Team USA Smashes Puerto Rico 114-69Team USA routed Puerto Rico 114-69 in the State Farm Basketball Challenge, played at the Thomas & Mack Center in Las Vegas. This was the first exhibition game for the U.S. as the team prepares for the FIBA World Championship. Puerto Rico is ranked 11th in the FIBA rankings, but did hand the United States an embarrassing loss in the 2004 Olympics.
The international game is very different from the NBA game and even the best players require some time to adjust. FIBA basketball consists of four 10 minute quarters, disqualifies players after five fouls (instead of six in the NBA), allows offensive interference/goaltending and utilizes a trapezoid lane and short three point line (20 feet six inches compared to the NBA's 23 feet nine inches). The officiating is also different, which is why I was surprised that two of the three State Farm Basketball Challenge referees came from the NBA. I don't know the logisitics involved, but if it were possible I think that USA Basketball should have arranged to have three FIBA referees call the game.
The U.S. started Chris Paul and Dwyane Wade at guard, LeBron James and Carmelo Anthony at forward and Chris Bosh at center. Puerto Rico countered with guards Carlos Arroyo and Elias Ayuso, forwards Antonio Latimer and Carmelo Lee and center Daniel Santiago. The U.S. quickly broke out to leads of 6-0 and 9-2, but Puerto Rico fought back and even briefly led. At the end of the first quarter, the score was 29-26 U.S. Anthony had 11 points. The U.S. forced six turnovers but shot only 43% from the field, while Puerto Rico took advantage of excellent dribble penetration to create high percentage shots, connecting on 53% of their attempts.
The U.S. shot 0-6 from the field to begin the second quarter and Puerto Rico took a 33-29 lead. Then the wheels fell off for Puerto Rico, as the U.S. forced numerous turnovers and went on a 19-2 run to close the quarter. By halftime, the Americans led 48-35 and had scored 19 points off of 14 first half turnovers by Puerto Rico.
A 12-0 run to start the third quarter gave the U.S. a 60-35 lead and Puerto Rico never made a serious run the rest of the game. Puerto Rico shot 1-12 from the field in the third quarter as the U.S. really turned up the defense.
Carmelo Anthony led the U.S. with 18 points and Antawn Jamison had 16. Dwyane Wade had 14 points and four assists, while LeBron James contributed 10 points, five assists and four rebounds.

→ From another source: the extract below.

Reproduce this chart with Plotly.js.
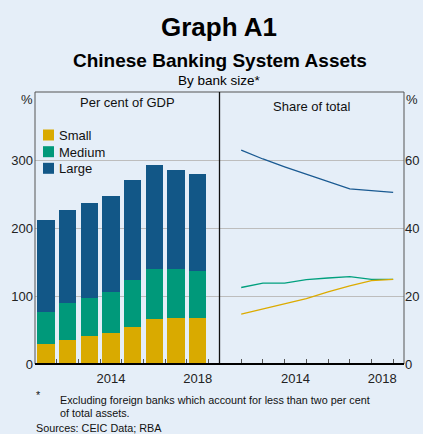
<!DOCTYPE html>
<html><head><meta charset="utf-8">
<script src="https://cdn.plot.ly/plotly-3.0.1.min.js"></script>
<style>html,body{margin:0;padding:0;background:#e5eef8;} #chart{width:423px;height:434px;}</style>
</head><body><div id="chart"></div>
<script>
// ---- data ----
const years = [2011, 2012, 2013, 2014, 2015, 2016, 2017, 2018];
const seriesNames = ['Small', 'Medium', 'Large'];
const gdpSmall  = [30, 36, 41, 46, 55, 66, 68, 68];
const gdpMedium = [47, 54, 56, 60, 68, 74, 71, 69];
const gdpLarge  = [135, 137, 140, 141, 147, 152, 146, 142];
// share of total, end-of-year observations
const shareDates  = [2011.5, 2012.5, 2013.5, 2014.5, 2015.5, 2016.5, 2017.5, 2018.5];
const shareSmall  = [14.7, 16.2, 17.9, 19.2, 21.2, 23.0, 24.5, 24.9];
const shareMedium = [22.5, 23.8, 23.8, 24.8, 25.3, 25.7, 24.9, 24.9];
const shareLarge  = [62.9, 60.3, 58.0, 55.8, 53.7, 51.5, 51.0, 50.5];
const xLabelYears = [2014, 2018];
const yearBoundaries = [2011.5, 2012.5, 2013.5, 2014.5, 2015.5, 2016.5, 2017.5, 2018.5];
const leftTicks = [0, 100, 200, 300];
const rightTicks = [0, 20, 40, 60];

const barColors = ['#d9aa00', '#00997a', '#125787'];
const lineColors = ['#dcab00', '#00a07e', '#1a5a92'];
const bg = '#e5eef8';
const FONT = 'Liberation Sans, Arial, sans-serif';

// pixel helpers (plot area: left 35, top 92, width 369.5, height 272)
const L = 35, T = 92, W = 369.5, H = 272;
const px = X => (X - L) / W;
const py = Y => (T + H - Y) / H;

const gdpSeries = [gdpSmall, gdpMedium, gdpLarge];
const shareSeries = [shareSmall, shareMedium, shareLarge];

const traces = [];
gdpSeries.forEach((vals, i) => traces.push({
  type:'bar', x: years, y: vals, name: seriesNames[i], marker:{color: barColors[i]},
  xaxis:'x', yaxis:'y', showlegend:false, hoverinfo:'skip'
}));
// draw Large first so the lower lines sit on top, matching reference
[2, 1, 0].forEach(i => traces.push({
  type:'scatter', mode:'lines', x: shareDates, y: shareSeries[i], name: seriesNames[i],
  line:{color: lineColors[i], width:1.3}, xaxis:'x2', yaxis:'y2', showlegend:false, hoverinfo:'skip'
}));

const xCommon = {
  range:[2010.5, 2019], tickmode:'array', tickvals: xLabelYears, ticktext: xLabelYears.map(String),
  ticks:'', showgrid:false, zeroline:false, showline:false, fixedrange:true, ticklabelstandoff:5,
  tickfont:{size:13, color:'#222', family:FONT},
  minor:{tickmode:'array', tickvals: yearBoundaries, ticks:'inside', ticklen:5, tickcolor:'#555', tickwidth:1, showgrid:false}
};

// legend built from the series names and colours (matching reference spacing)
const legendRows = [135, 151.7, 168.3];
const legendShapes = seriesNames.map((n, i) => ({
  type:'rect', xref:'paper', yref:'paper', x0: px(43), x1: px(54),
  y0: py(legendRows[i] + 5.5), y1: py(legendRows[i] - 5.5),
  fillcolor: barColors[i], line:{width:0}
}));
const legendTexts = seriesNames.map((n, i) => ({
  text: n, x: px(57), y: py(legendRows[i] + 0.5), xref:'paper', yref:'paper', xanchor:'left', yanchor:'middle',
  showarrow:false, font:{size:13, family:FONT, color:'#111'}
}));

const layout = {
  width:423, height:434,
  margin:{l:L, r:423 - L - W, t:T, b:434 - T - H, pad:0},
  paper_bgcolor: bg, plot_bgcolor: bg,
  font:{family:FONT, color:'#111', size:13},
  barmode:'stack', bargap:0.2,
  showlegend:false,
  xaxis: Object.assign({}, xCommon, {domain:[0,0.5], anchor:'y'}),
  xaxis2: Object.assign({}, xCommon, {domain:[0.5,1], anchor:'y2'}),
  yaxis: {domain:[0,1], range:[0,400], tickmode:'array', tickvals:leftTicks, ticks:'', showgrid:true,
          gridcolor:'#bdbdbd', gridwidth:1, zeroline:false, showline:false, fixedrange:true, anchor:'x',
          ticklabelstandoff:1, tickfont:{size:13, color:'#222', family:FONT}},
  yaxis2: {domain:[0,1], range:[0,80], tickmode:'array', tickvals:rightTicks, ticks:'', showgrid:true,
          gridcolor:'#bdbdbd', gridwidth:1, zeroline:false, showline:false, fixedrange:true, anchor:'x2', side:'right',
          tickfont:{size:13, color:'#222', family:FONT}},
  shapes:[
    {type:'rect', xref:'paper', yref:'paper', x0:0, x1:1, y0:0, y1:1, line:{color:'#555', width:1}, fillcolor:'rgba(0,0,0,0)'},
    {type:'line', xref:'paper', yref:'paper', x0:0.5, x1:0.5, y0:0, y1:1, line:{color:'#111', width:1.3}},
    {type:'line', xref:'paper', yref:'paper', x0:0, x1:1, y0:0, y1:0, line:{color:'#000', width:2}}
  ].concat(legendShapes),
  annotations:[
    {text:'<b>Graph A1</b>', x: px(219.5), y: py(27), xref:'paper', yref:'paper', xanchor:'center', yanchor:'middle', showarrow:false, font:{size:26, family:FONT, color:'#000'}},
    {text:'<b>Chinese Banking System Assets</b>', x: px(220), y: py(61), xref:'paper', yref:'paper', xanchor:'center', yanchor:'middle', showarrow:false, font:{size:19, family:FONT, color:'#000'}},
    {text:'By bank size*', x: px(219.5), y: py(81), xref:'paper', yref:'paper', xanchor:'center', yanchor:'middle', showarrow:false, font:{size:13.5, family:FONT, color:'#000'}},
    {text:'Per cent of GDP', x: px(127.5), y: py(103), xref:'paper', yref:'paper', xanchor:'center', yanchor:'middle', showarrow:false, font:{size:13, family:FONT, color:'#111'}},
    {text:'Share of total', x: px(312.3), y: py(106), xref:'paper', yref:'paper', xanchor:'center', yanchor:'middle', showarrow:false, font:{size:13, family:FONT, color:'#111'}},
    {text:'%', x: px(26.7), y: py(99.5), xref:'paper', yref:'paper', xanchor:'center', yanchor:'middle', showarrow:false, font:{size:13, family:FONT, color:'#222'}},
    {text:'%', x: px(412.7), y: py(99), xref:'paper', yref:'paper', xanchor:'center', yanchor:'middle', showarrow:false, font:{size:13, family:FONT, color:'#222'}},
    {text:'*', x: px(34), y: py(395), xref:'paper', yref:'paper', xanchor:'left', yanchor:'middle', showarrow:false, font:{size:10.8, family:FONT, color:'#111'}},
    {text:'Excluding foreign banks which account for less than two per cent', x: px(58), y: py(399.5), xref:'paper', yref:'paper', xanchor:'left', yanchor:'middle', showarrow:false, font:{size:10.8, family:FONT, color:'#111'}},
    {text:'of total assets.', x: px(58), y: py(412.5), xref:'paper', yref:'paper', xanchor:'left', yanchor:'middle', showarrow:false, font:{size:10.8, family:FONT, color:'#111'}},
    {text:'Sources: CEIC Data; RBA', x: px(34), y: py(428), xref:'paper', yref:'paper', xanchor:'left', yanchor:'middle', showarrow:false, font:{size:10.8, family:FONT, color:'#111'}}
  ].concat(legendTexts)
};

Plotly.newPlot('chart', traces, layout, {staticPlot:true, displayModeBar:false});
</script>
</body></html>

So what does all of this mean? After all, the U.S. soundly defeated Puerto Rico in an exhibition game in 2004 before losing the one that counted in that year's Olympics. I saw three things in this game that I liked for the U.S. One, the defensive energy and intensity were very evident. Shane Battier dove on the floor for a loose ball, Brad Miller flew into the Puerto Rico bench to try to keep a ball in play and the U.S. had many steals and blocks. Two, the U.S. seems to have a better understanding of how to react to the high screen and roll plays that international teams love. Puerto Rico, Argentina and other teams killed the U.S. with those plays in the 2004 Olympics but in this game the U.S. bigs and the U.S. guards were positioned much better and did not give up so many wide open threes. Three, the U.S. used pressure defense and their superior depth to wear down Puerto Rico and create high percentage fast break opportunities. That is how the original, real Dream Team played. The question now is if this U.S. team can continue to do those three things when the games count against the very best international teams. I like the way this team is being coached and the way the players are responding to the coaching.